Exercise requirements
Reproduce nothing but the lines from the start of the material through the line that includes "const LINE = '#d9d9d9';", both ends included, and omit every picture.

(Charts and diagrams as code)
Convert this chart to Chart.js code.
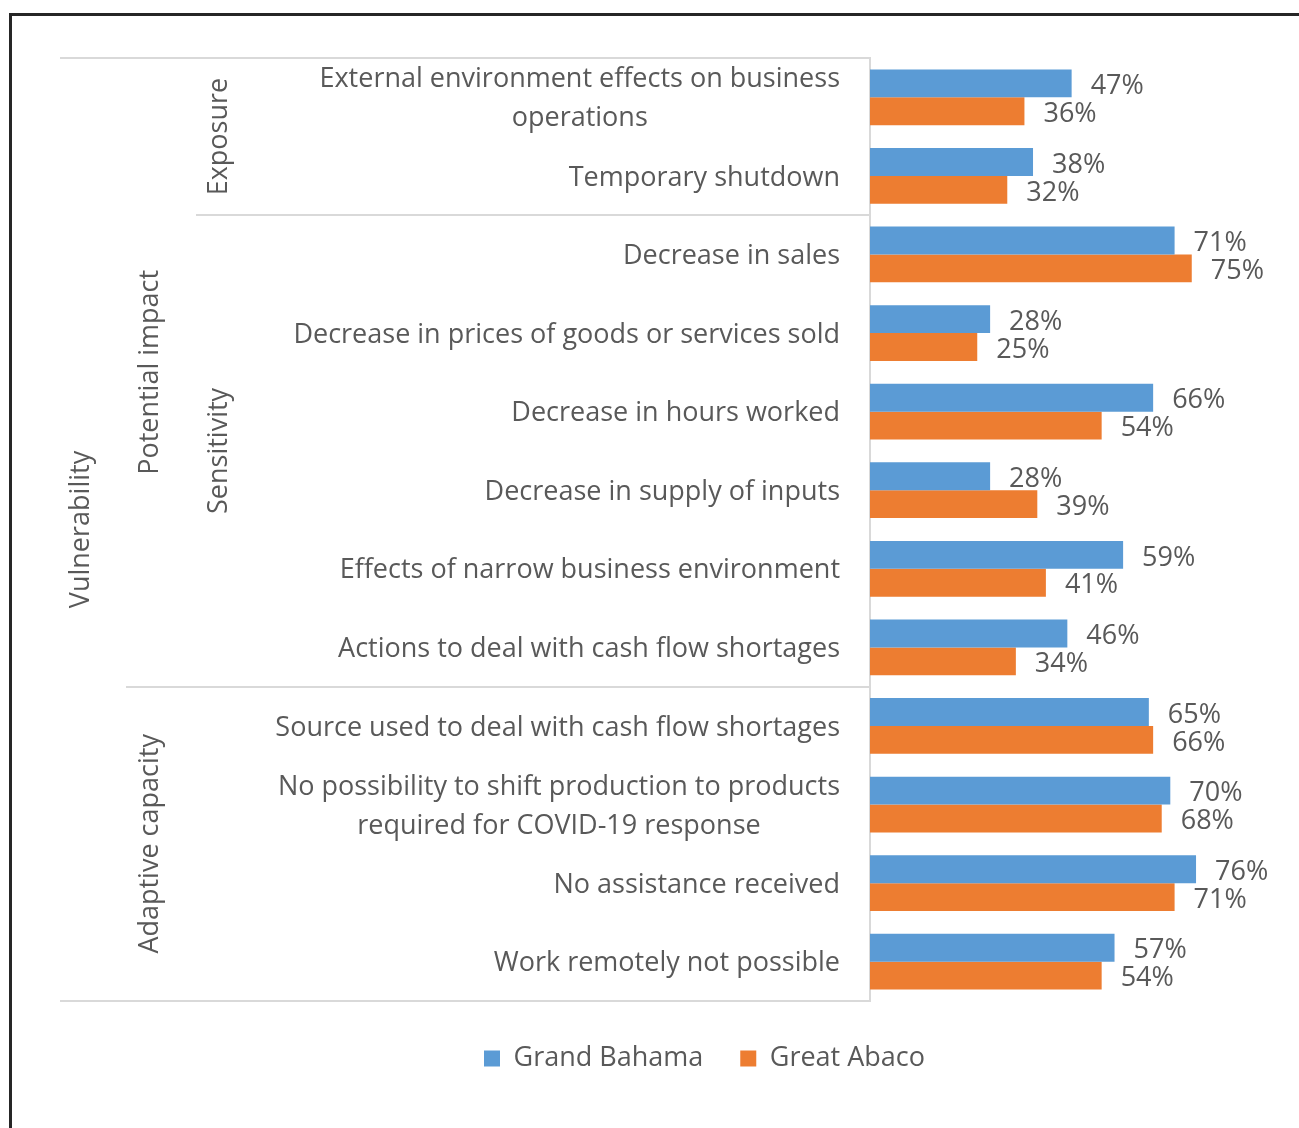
<!DOCTYPE html>
<html>
<head>
<meta charset="utf-8">
<script src="https://cdn.jsdelivr.net/npm/chart.js@4.4.1/dist/chart.umd.min.js"></script>
<style>
  html, body { margin: 0; padding: 0; background: #fff; }
</style>
</head>
<body>
<canvas id="chart" width="1299" height="1128"></canvas>
<script>
// --- Data ---
const categories = [
    ['External environment effects on business', 'operations'],
    'Temporary shutdown',
    'Decrease in sales',
    'Decrease in prices of goods or services sold',
    'Decrease in hours worked',
    'Decrease in supply of inputs',
    'Effects of narrow business environment',
    'Actions to deal with cash flow shortages',
    'Source used to deal with cash flow shortages',
    ['No possibility to shift production to products', 'required for COVID-19 response'],
    'No assistance received',
    'Work remotely not possible'
];
const grandBahama = [47, 38, 71, 28, 66, 28, 59, 46, 65, 70, 76, 57];
const greatAbaco = [36, 32, 75, 25, 54, 39, 41, 34, 66, 68, 71, 54];
const seriesNames = ['Grand Bahama', 'Great Abaco'];

// group labels on the left, spans are [first, last] category index
const outerGroups = ['Vulnerability'];
const outerSpans = [[0, 11]];
const middleGroups = ['Potential impact', 'Adaptive capacity'];
const middleSpans = [[0, 7], [8, 11]];
const innerGroups = ['Exposure', 'Sensitivity'];
const innerSpans = [[0, 1], [2, 7]];

const FONT = '"Open Sans", sans-serif';
const FONT_SIZE = 27;
const TEXT = '#595959';
const LINE = '#d9d9d9';

// draws frame, group labels, separators, category labels and value labels
const sidePlugin = {
    id: 'side',
    afterDatasetsDraw(chart) {
        const { ctx, chartArea, scales: { y } } = chart;
        const step = y.getPixelForValue(1) - y.getPixelForValue(0);
        const top = i => y.getPixelForValue(i) - step / 2;
        const bottom = i => y.getPixelForValue(i) + step / 2;

        ctx.save();

        // outer frame
        ctx.strokeStyle = '#262626';
        ctx.lineWidth = 3;
        ctx.beginPath();
        ctx.moveTo(10.5, 1128);
        ctx.lineTo(10.5, 14.5);
        ctx.lineTo(1299, 14.5);
        ctx.stroke();

        // separators
        ctx.strokeStyle = LINE;
        ctx.lineWidth = 2;
        const hline = (yy, x0) => {
            ctx.beginPath();
            ctx.moveTo(x0, Math.round(yy));
            ctx.lineTo(chartArea.left, Math.round(yy));
            ctx.stroke();
        };
        hline(top(outerSpans[0][0]), 60);
        hline(bottom(outerSpans[0][1]), 60);
        middleSpans.slice(1).forEach(s => hline(top(s[0]), 126));
        innerSpans.slice(1).forEach(s => hline(top(s[0]), 196));

        ctx.fillStyle = TEXT;
        ctx.font = FONT_SIZE + 'px ' + FONT;
        ctx.textBaseline = 'middle';

        // rotated group labels
        const vText = (text, x, yc) => {
            ctx.save();
            ctx.translate(x, yc);
            ctx.rotate(-Math.PI / 2);
            ctx.textAlign = 'center';
            ctx.fillText(text, 0, 0);
            ctx.restore();
        };
        outerGroups.forEach((g, i) => vText(g, 81, (top(outerSpans[i][0]) + bottom(outerSpans[i][1])) / 2));
        middleGroups.forEach((g, i) => vText(g, 150, (top(middleSpans[i][0]) + bottom(middleSpans[i][1])) / 2));
        innerGroups.forEach((g, i) => vText(g, 219, (top(innerSpans[i][0]) + bottom(innerSpans[i][1])) / 2));

        // category labels: block right aligned, lines centered inside it
        ctx.textAlign = 'center';
        const right = chartArea.left - 30;
        const lineH = 39;
        categories.forEach((cat, i) => {
            const lines = Array.isArray(cat) ? cat : [cat];
            const w = Math.max(...lines.map(l => ctx.measureText(l).width));
            const yc = y.getPixelForValue(i) + 2;
            lines.forEach((l, j) => {
                ctx.fillText(l, right - w / 2, yc + (j - (lines.length - 1) / 2) * lineH);
            });
        });

        // value labels
        ctx.textAlign = 'left';
        chart.data.datasets.forEach((ds, di) => {
            chart.getDatasetMeta(di).data.forEach((bar, i) => {
                ctx.fillText(ds.data[i] + '%', bar.x + 19, bar.y + 3);
            });
        });

        ctx.restore();
    }
};

new Chart(document.getElementById('chart'), {
    type: 'bar',
    data: {
        labels: categories.map(c => Array.isArray(c) ? c.join(' ') : c),
        datasets: [
            { label: seriesNames[0], data: grandBahama, backgroundColor: '#5B9BD5' },
            { label: seriesNames[1], data: greatAbaco, backgroundColor: '#ED7D31' }
        ]
    },
    options: {
        indexAxis: 'y',
        responsive: false,
        animation: false,
        devicePixelRatio: 1,
        categoryPercentage: 0.71,
        barPercentage: 1.0,
        layout: { padding: { top: 58, left: 110, right: 0, bottom: 46 } },
        scales: {
            y: {
                ticks: { display: false },
                grid: { display: false },
                border: { color: LINE, width: 2 },
                afterFit(scale) { scale.width = 760; }
            },
            x: {
                min: 0,
                max: 100,
                ticks: { display: false },
                grid: { display: false },
                border: { display: false },
                afterFit(scale) { scale.height = 7; }
            }
        },
        plugins: {
            tooltip: { enabled: false },
            legend: {
                position: 'bottom',
                labels: {
                    boxWidth: 16,
                    boxHeight: 16,
                    padding: 37,
                    color: TEXT,
                    font: { family: FONT, size: FONT_SIZE }
                }
            }
        }
    },
    plugins: [sidePlugin]
});
</script>
</body>
</html>
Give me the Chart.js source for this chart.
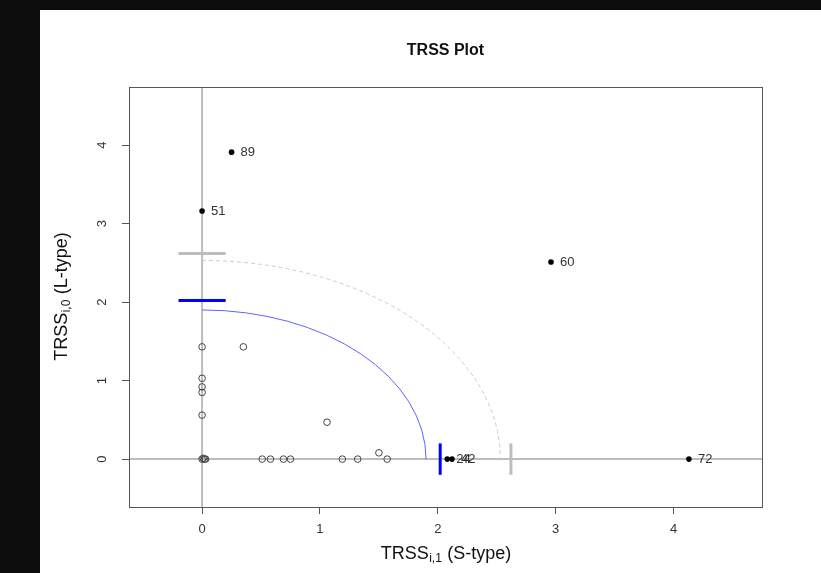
<!DOCTYPE html>
<html lang="en">
<head>
<meta charset="UTF-8" />
<title>TRSS Plot</title>
<script src="https://cdn.jsdelivr.net/npm/chart.js@4.4.1/dist/chart.umd.min.js"></script>
<style>
  html, body { margin: 0; background: #0c0c0c; }
  #wrap { position: absolute; left: 40px; top: 10px; width: 781px; height: 563px; background: #fff; }
</style>
</head>
<body>
<div id="wrap"><canvas id="chart" width="781" height="563"></canvas></div>
<script>
const xTicks = [0, 1, 2, 3, 4]
const yTicks = [0, 1, 2, 3, 4]
const xRange = [-0.62, 4.75]
const yRange = [-0.61, 4.74]

// observations inside the cutoffs (open circles)
const openX = [0, 0.35, 0, 0, 0, 0, 0, 0.01, 0.02, 0.03, 0.51, 0.58, 0.69, 0.75, 1.06, 1.19, 1.32, 1.50, 1.57]
const openY = [1.43, 1.43, 1.03, 0.92, 0.85, 0.56, 0, 0.01, 0, 0, 0, 0, 0, 0, 0.47, 0, 0, 0.08, 0]

// flagged observations (filled points with ids)
const flagIds = ['89', '51', '60', '24', '42', '72']
const flagX = [0.25, 0, 2.96, 2.08, 2.12, 4.13]
const flagY = [3.91, 3.16, 2.51, 0, 0, 0]

// cutoffs
const blueCut = 2.02
const blueRadius = 1.9
const grayCut = 2.62
const grayRadius = 2.53
const barHalf = 0.2

const FONT = '"Liberation Sans", Arial, sans-serif'

function seg(x1, y1, x2, y2) {
  return [{ x: x1, y: y1 }, { x: x2, y: y2 }]
}

// draws "TRSS" + subscript + rest, centred at 0,0
function subTitle(ctx, main, sub, rest) {
  const big = '18px ' + FONT, small = '12px ' + FONT
  ctx.font = big
  const w1 = ctx.measureText(main).width
  const w3 = ctx.measureText(rest).width
  ctx.font = small
  const w2 = ctx.measureText(sub).width
  let x = -(w1 + w2 + w3) / 2
  ctx.textAlign = 'left'
  ctx.textBaseline = 'middle'
  ctx.fillStyle = '#111'
  ctx.font = big
  ctx.fillText(main, x, 0)
  x += w1
  ctx.font = small
  ctx.fillText(sub, x + 0.5, 5)
  x += w2 + 1
  ctx.font = big
  ctx.fillText(rest, x, 0)
}

const decor = {
  id: 'decor',
  beforeDatasetsDraw(chart) {
    const { ctx, chartArea: a, scales: { x, y } } = chart
    ctx.save()
    // reference lines at 0
    ctx.strokeStyle = '#bdbdbd'
    ctx.lineWidth = 2
    ctx.beginPath()
    ctx.moveTo(x.getPixelForValue(0), a.top)
    ctx.lineTo(x.getPixelForValue(0), a.bottom)
    ctx.moveTo(a.left, y.getPixelForValue(0))
    ctx.lineTo(a.right, y.getPixelForValue(0))
    ctx.stroke()
    // cutoff arcs
    const cx = x.getPixelForValue(0), cy = y.getPixelForValue(0)
    ctx.lineWidth = 1
    ctx.strokeStyle = '#cccccc'
    ctx.setLineDash([4, 3])
    ctx.beginPath()
    ctx.ellipse(cx, cy, x.getPixelForValue(grayRadius) - cx, cy - y.getPixelForValue(grayRadius), 0, -Math.PI / 2, 0)
    ctx.stroke()
    ctx.setLineDash([])
    ctx.strokeStyle = '#6262ff'
    ctx.beginPath()
    ctx.ellipse(cx, cy, x.getPixelForValue(blueRadius) - cx, cy - y.getPixelForValue(blueRadius), 0, -Math.PI / 2, 0)
    ctx.stroke()
    ctx.restore()
  },
  afterDraw(chart) {
    const { ctx, chartArea: a, scales: { x, y } } = chart
    ctx.save()
    // box
    ctx.strokeStyle = '#555'
    ctx.lineWidth = 1
    ctx.strokeRect(a.left + 0.5, a.top + 0.5, a.right - a.left, a.bottom - a.top)
    // point ids
    ctx.font = '13px ' + FONT
    ctx.fillStyle = '#333'
    ctx.textAlign = 'left'
    ctx.textBaseline = 'middle'
    flagIds.forEach((id, i) => {
      ctx.fillText(id, x.getPixelForValue(flagX[i]) + 9, y.getPixelForValue(flagY[i]))
    })
    // y tick labels, rotated like R
    ctx.font = '13px ' + FONT
    ctx.fillStyle = '#333'
    ctx.textAlign = 'center'
    yTicks.forEach(v => {
      ctx.save()
      ctx.translate(a.left - 27, y.getPixelForValue(v))
      ctx.rotate(-Math.PI / 2)
      ctx.fillText(String(v), 0, 0)
      ctx.restore()
    })
    // title
    const mid = (a.left + a.right) / 2
    ctx.font = 'bold 16px ' + FONT
    ctx.fillStyle = '#111'
    ctx.fillText('TRSS Plot', mid, 41)
    // axis titles
    ctx.save()
    ctx.translate(mid, 544)
    subTitle(ctx, 'TRSS', 'i,1', ' (S-type)')
    ctx.restore()
    ctx.save()
    ctx.translate(22, (a.top + a.bottom) / 2)
    ctx.rotate(-Math.PI / 2)
    subTitle(ctx, 'TRSS', 'i,0', ' (L-type)')
    ctx.restore()
    ctx.restore()
  }
}

const ctx = document.getElementById('chart')
const myChart = new Chart(ctx, {
  type: 'scatter',
  data: {
    datasets: [
      {
        data: openX.map((v, i) => ({ x: v, y: openY[i] })),
        pointRadius: 3.3,
        pointBorderWidth: 1,
        pointBorderColor: '#444',
        pointBackgroundColor: 'rgba(0,0,0,0)',
      },
      {
        data: flagX.map((v, i) => ({ x: v, y: flagY[i] })),
        pointRadius: 2.8,
        pointBorderWidth: 0,
        pointBackgroundColor: '#000',
      },
      {
        data: seg(-barHalf, blueCut, barHalf, blueCut),
        showLine: true, borderColor: '#0000ff', borderWidth: 3, pointRadius: 0,
      },
      {
        data: seg(blueCut, -barHalf, blueCut, barHalf),
        showLine: true, borderColor: '#0000ff', borderWidth: 3, pointRadius: 0,
      },
      {
        data: seg(-barHalf, grayCut, barHalf, grayCut),
        showLine: true, borderColor: '#bdbdbd', borderWidth: 3, pointRadius: 0,
      },
      {
        data: seg(grayCut, -barHalf, grayCut, barHalf),
        showLine: true, borderColor: '#bdbdbd', borderWidth: 3, pointRadius: 0,
      },
    ],
  },
  options: {
    responsive: false,
    animation: false,
    layout: { padding: { left: 0, top: 77, right: 59, bottom: 0 } },
    plugins: { legend: { display: false }, tooltip: { enabled: false } },
    scales: {
      x: {
        type: 'linear',
        min: xRange[0],
        max: xRange[1],
        afterBuildTicks: (s) => { s.ticks = xTicks.map(v => ({ value: v })) },
        afterFit: (s) => { s.height = 66 },
        grid: { drawOnChartArea: false, tickLength: 7, color: '#555', tickColor: '#555' },
        border: { display: false },
        ticks: { font: { family: FONT, size: 13 }, color: '#333', padding: 8, maxRotation: 0 },
      },
      y: {
        type: 'linear',
        min: yRange[0],
        max: yRange[1],
        afterBuildTicks: (s) => { s.ticks = yTicks.map(v => ({ value: v })) },
        afterFit: (s) => { s.width = 89 },
        grid: { drawOnChartArea: false, tickLength: 7, color: '#555', tickColor: '#555' },
        border: { display: false },
        ticks: { font: { family: FONT, size: 13 }, color: 'rgba(0,0,0,0)' },
      },
    },
  },
  plugins: [decor],
})
</script>
</body>
</html>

Solution to the problem
Convert this chart to Chart.js code.
<!DOCTYPE html>
<html>
<head>
<meta charset="utf-8">
<script src="https://cdn.jsdelivr.net/npm/chart.js@4.4.1/dist/chart.umd.min.js"></script>
<style>
  html, body { margin: 0; padding: 0; background: #fff; }
</style>
</head>
<body>
<canvas id="chart" width="1299" height="1128"></canvas>
<script>
// --- Data ---
const categories = [
    ['External environment effects on business', 'operations'],
    'Temporary shutdown',
    'Decrease in sales',
    'Decrease in prices of goods or services sold',
    'Decrease in hours worked',
    'Decrease in supply of inputs',
    'Effects of narrow business environment',
    'Actions to deal with cash flow shortages',
    'Source used to deal with cash flow shortages',
    ['No possibility to shift production to products', 'required for COVID-19 response'],
    'No assistance received',
    'Work remotely not possible'
];
const grandBahama = [47, 38, 71, 28, 66, 28, 59, 46, 65, 70, 76, 57];
const greatAbaco = [36, 32, 75, 25, 54, 39, 41, 34, 66, 68, 71, 54];
const seriesNames = ['Grand Bahama', 'Great Abaco'];

// group labels on the left, spans are [first, last] category index
const outerGroups = ['Vulnerability'];
const outerSpans = [[0, 11]];
const middleGroups = ['Potential impact', 'Adaptive capacity'];
const middleSpans = [[0, 7], [8, 11]];
const innerGroups = ['Exposure', 'Sensitivity'];
const innerSpans = [[0, 1], [2, 7]];

const FONT = '"Open Sans", sans-serif';
const FONT_SIZE = 27;
const TEXT = '#595959';
const LINE = '#d9d9d9';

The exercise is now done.